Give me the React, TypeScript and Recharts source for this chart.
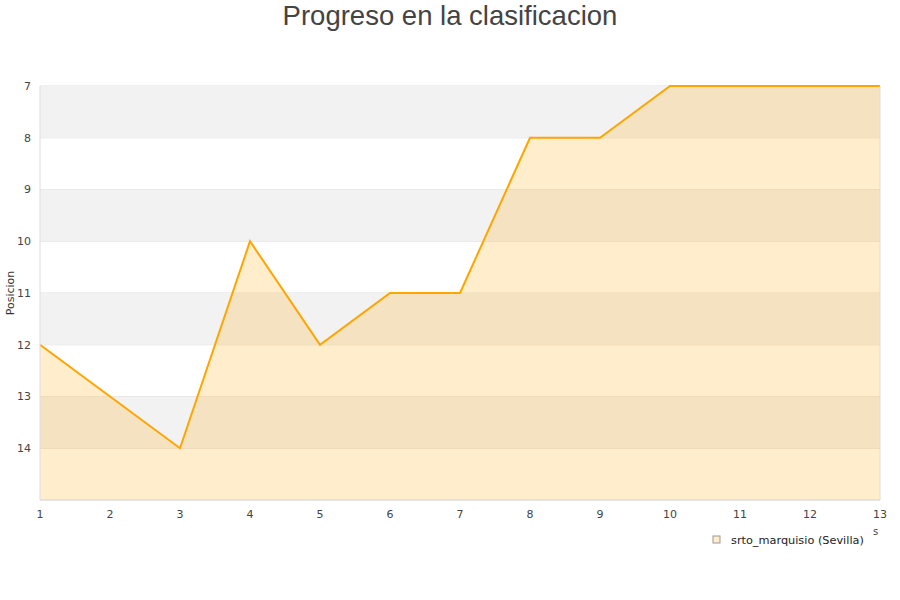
import React from "react";
import {
  ComposedChart,
  Area,
  XAxis,
  YAxis,
  CartesianGrid,
  ReferenceArea,
} from "recharts";

// Jornadas (rounds) and the team's league position after each one
const jornadas = [1, 2, 3, 4, 5, 6, 7, 8, 9, 10, 11, 12, 13];
const posiciones = [12, 13, 14, 10, 12, 11, 11, 8, 8, 7, 7, 7, 7];
const yTicks = [7, 8, 9, 10, 11, 12, 13, 14];
const shadedBands: [number, number][] = [
  [7, 8],
  [9, 10],
  [11, 12],
  [13, 14],
];
const seriesName = "srto_marquisio (Sevilla)";

const data = jornadas.map((j, i) => ({ jornada: j, posicion: posiciones[i] }));

const tickStyle = { fontSize: 11, fill: "#444", fontFamily: "DejaVu Sans" };

export default function App() {
  return (
    <div style={{ position: "absolute", left: 0, top: 0, width: 900, height: 600, background: "#fff" }}>
      <div
        style={{
          position: "absolute",
          top: 0,
          left: 0,
          width: 900,
          textAlign: "center",
          fontFamily: "Liberation Sans",
          fontSize: 27.5,
          color: "#444",
          lineHeight: "32px",
        }}
      >
        Progreso en la clasificacion
      </div>
      <ComposedChart
        width={900}
        height={600}
        data={data}
        margin={{ top: 86, right: 20, bottom: 70, left: 0 }}
      >
        {shadedBands.map(([a, b]) => (
          <ReferenceArea key={a} y1={a} y2={b} fill="#f2f2f2" fillOpacity={1} stroke="none" ifOverflow="visible" />
        ))}
        <CartesianGrid vertical={false} stroke="#e0e0e0" />
        <XAxis
          dataKey="jornada"
          type="number"
          domain={[1, 13]}
          ticks={jornadas}
          height={30}
          tick={tickStyle}
          tickLine={false}
          axisLine={{ stroke: "#ddd" }}
          tickMargin={4}
        />
        <YAxis
          type="number"
          reversed
          domain={[7, 15]}
          ticks={yTicks}
          width={40}
          tick={tickStyle}
          tickLine={false}
          axisLine={{ stroke: "#ddd" }}
          tickMargin={3}
          interval={0}
        />
        <Area
          type="linear"
          dataKey="posicion"
          name={seriesName}
          baseValue={15}
          stroke="#ffa500"
          strokeWidth={2}
          fill="#ffa500"
          fillOpacity={0.2}
          dot={false}
          activeDot={false}
          isAnimationActive={false}
        />
      </ComposedChart>
      <svg style={{ position: "absolute", left: 0, top: 0, pointerEvents: "none" }} width={900} height={600}>
        <line x1={880} y1={86} x2={880} y2={500} stroke="#ddd" />
        <text
          x={14}
          y={293}
          transform="rotate(-90 14 293)"
          textAnchor="middle"
          fontFamily="DejaVu Sans"
          fontSize={11}
          fill="#333"
        >
          Posicion
        </text>
        <text x={873} y={535} fontFamily="DejaVu Sans" fontSize={10} fill="#444">
          s
        </text>
        <rect x={713} y={536} width={7} height={7} fill="#ffedcc" stroke="#999" strokeWidth={1} />
        <text x={731} y={544} fontFamily="DejaVu Sans" fontSize={11.3} fill="#222">
          {seriesName}
        </text>
      </svg>
    </div>
  );
}
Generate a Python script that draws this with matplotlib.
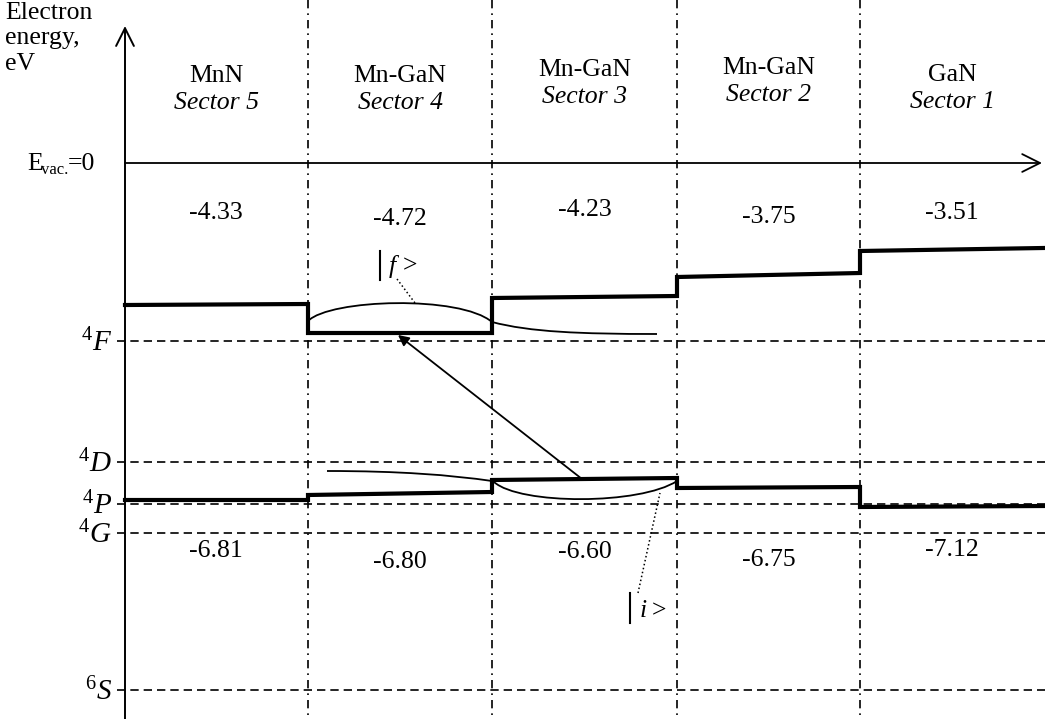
━━━━━━
- _TASK GOAL_
Omit the pictures. Transcribe every record exactly.

- _RIGHT ANSWER_
Give me the React, TypeScript and Recharts source for this chart.
import React from "react";
import {
  ComposedChart,
  Area,
  XAxis,
  YAxis,
  CartesianGrid,
  ReferenceArea,
} from "recharts";

// Jornadas (rounds) and the team's league position after each one
const jornadas = [1, 2, 3, 4, 5, 6, 7, 8, 9, 10, 11, 12, 13];
const posiciones = [12, 13, 14, 10, 12, 11, 11, 8, 8, 7, 7, 7, 7];
const yTicks = [7, 8, 9, 10, 11, 12, 13, 14];
const shadedBands: [number, number][] = [
  [7, 8],
  [9, 10],
  [11, 12],
  [13, 14],
];
const seriesName = "srto_marquisio (Sevilla)";

const data = jornadas.map((j, i) => ({ jornada: j, posicion: posiciones[i] }));

const tickStyle = { fontSize: 11, fill: "#444", fontFamily: "DejaVu Sans" };

export default function App() {
  return (
    <div style={{ position: "absolute", left: 0, top: 0, width: 900, height: 600, background: "#fff" }}>
      <div
        style={{
          position: "absolute",
          top: 0,
          left: 0,
          width: 900,
          textAlign: "center",
          fontFamily: "Liberation Sans",
          fontSize: 27.5,
          color: "#444",
          lineHeight: "32px",
        }}
      >
        Progreso en la clasificacion
      </div>
      <ComposedChart
        width={900}
        height={600}
        data={data}
        margin={{ top: 86, right: 20, bottom: 70, left: 0 }}
      >
        {shadedBands.map(([a, b]) => (
          <ReferenceArea key={a} y1={a} y2={b} fill="#f2f2f2" fillOpacity={1} stroke="none" ifOverflow="visible" />
        ))}
        <CartesianGrid vertical={false} stroke="#e0e0e0" />
        <XAxis
          dataKey="jornada"
          type="number"
          domain={[1, 13]}
          ticks={jornadas}
          height={30}
          tick={tickStyle}
          tickLine={false}
          axisLine={{ stroke: "#ddd" }}
          tickMargin={4}
        />
        <YAxis
          type="number"
          reversed
          domain={[7, 15]}
          ticks={yTicks}
          width={40}
          tick={tickStyle}
          tickLine={false}
          axisLine={{ stroke: "#ddd" }}
          tickMargin={3}
          interval={0}
        />
        <Area
          type="linear"
          dataKey="posicion"
          name={seriesName}
          baseValue={15}
          stroke="#ffa500"
          strokeWidth={2}
          fill="#ffa500"
          fillOpacity={0.2}
          dot={false}
          activeDot={false}
          isAnimationActive={false}
        />
      </ComposedChart>
      <svg style={{ position: "absolute", left: 0, top: 0, pointerEvents: "none" }} width={900} height={600}>
        <line x1={880} y1={86} x2={880} y2={500} stroke="#ddd" />
        <text
          x={14}
          y={293}
          transform="rotate(-90 14 293)"
          textAnchor="middle"
          fontFamily="DejaVu Sans"
          fontSize={11}
          fill="#333"
        >
          Posicion
        </text>
        <text x={873} y={535} fontFamily="DejaVu Sans" fontSize={10} fill="#444">
          s
        </text>
        <rect x={713} y={536} width={7} height={7} fill="#ffedcc" stroke="#999" strokeWidth={1} />
        <text x={731} y={544} fontFamily="DejaVu Sans" fontSize={11.3} fill="#222">
          {seriesName}
        </text>
      </svg>
    </div>
  );
}
Generate a Python script that draws this with matplotlib.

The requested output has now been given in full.